Fiquei com medo de ter quebrado algo, ou apenas ter estragado, ou na verdade, que alguém ouvisse o barulho e fosse até ali – o que seria a única coisa pior naquele momento, ter alguma companhia que acabaria dando pitaco sobre o assunto e ficaria olhando debaixo do meu ombro.

Delicadamente, suspendi um pouco mais a base do lustre para segurar o que quer que fosse a origem do ruído ali em cima, e evitar que saltasse para o chão, ou melhor, para a cama, que mesmo aparentando ser muito confortável ainda seria um salto suicida para um pedaço de vidro. Desabrochei o último suporte prateado e abaixei o mínimo possível para que eu pudesse ver o que tinha acontecido. Meu braço esquerdo tremia por ter ficado naquela imobilidade em ângulo reto por tempo demais.

Vi que foi alarme falso: Um dos vidros laterais se soltou e estava deitado na base do lustre. Soltei um suspiro de alívio, que durou pouco, pois quando baixei o suporte, o parafuso do lado solto veio junto, se despedindo do teto, onde deveria estar afixado.

Depositei os itens na cama e avaliei o estrago como quem faz a autópsia pensando na desculpa para o homicídio. Não era sério, eu só precisava remover as outras laterais, fixá-las e colocar tudo de volta como antes. O problema foi que os malditos vidros não pareciam querer encaixar nos orifícios; caíam sempre, como se fossem menores.

Mais suor.

Tentei soltar a base do lustre, mas não adiantou.
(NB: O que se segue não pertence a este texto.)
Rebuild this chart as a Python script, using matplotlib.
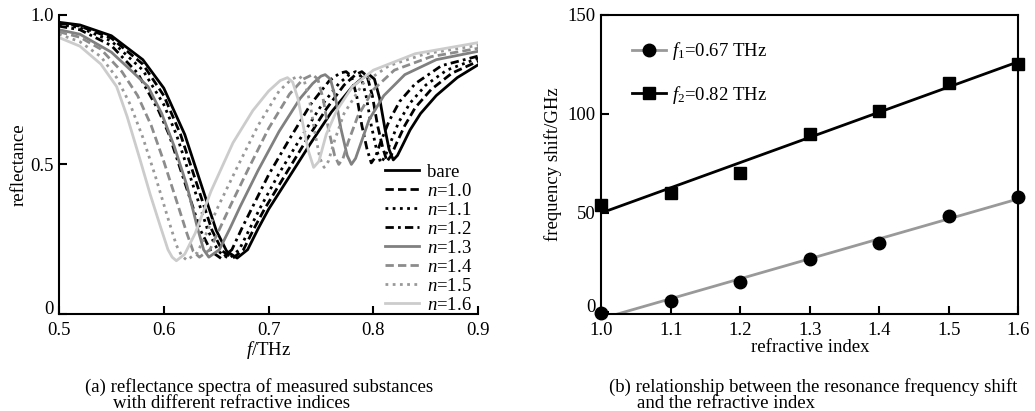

Por fim, acabei entendendo como aquilo funcionava: bastava forçar a merda dos vidros para cima, apertar bem os lados para deixá-los fixos e empurrar a base de volta, rapidamente, para que o lados não caíssem.

Fácil falar, difícil fazer.

Mas foi assim, com essa habilidade motora exemplar, que eu montei o lustre duas vezes no domingo: Primeiro para aprender, claro, e a segunda para trocar a lâmpada, o que eu esqueci de fazer na primeira.

E agora, no próximo domingo, só me faltam mais quatro.